JAKE TAPPER: "This will be a year to remember on Wall Street." (Via CNN)

THOMAS ROBERTS: "This has been a gangbuster year for those who are investing." (Via MSNBC)

Not since Bill Clinton's presidency have markets seen this kind of year. The DOW Industrial average finished up 26 percent from the start of the year — its best gain since 1995. The S&P 500 was up 29 percent — its best since 1997. And the NASDAQ grew 38 percent — its best since 2009. (Via BBC)

Indeed, the markets behaved much like they did in the 1990s.

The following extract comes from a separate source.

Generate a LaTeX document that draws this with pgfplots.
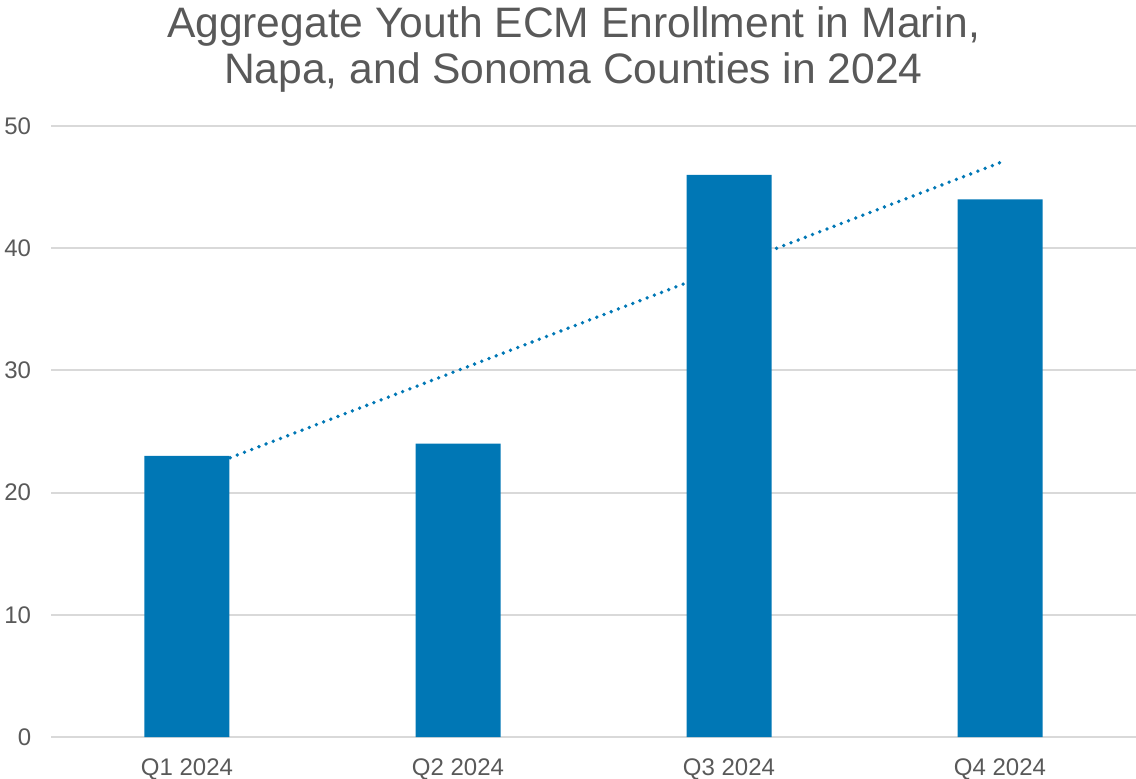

A strategist at JP Morgan Funds tells USA Today it was simply due to a "downsizing of fear" in investing that brought more money into stocks.

Though a CNBC analyst notes a market peak after a crash is not unusual.

"After plunges like this, in terms of the day-to-day variants, you get richochets."

All this market growth is especially surprising considering where the U.S. stood at the beginning of 2013 — and all the political and economic turmoil the nation narrowly avoided

Right from the start, the collision of spending cuts and higher taxes the media dubbed "the fiscal cliff" was played up as an economic killer. Its effects were softened by a bi-partisan deal. Turns out, the cliff was more bark than bite anyway. (Via YouTube / chuckboombuck, MSNBC)

There was also what looked like an imminent U.S. military conflict with Syria to set the markets on edge — though diplomacy kept America out of the nation's civil war. (Via The White House, ITN)

​But while the Dow Jones, NASDAQ and the rest overperformed in 2013, it really does highlight just little the markets now are linked to the economic health of the country as a whole.

Throughout 2013, the unemployment rate has stayed stubbornly high, above 7 percent. Just this past week 1.3 million long-term unemployed Americans lost their unemployment benefits. (Via Bloomberg)

Nevertheless, it appears Wall Street has put the recession in the past.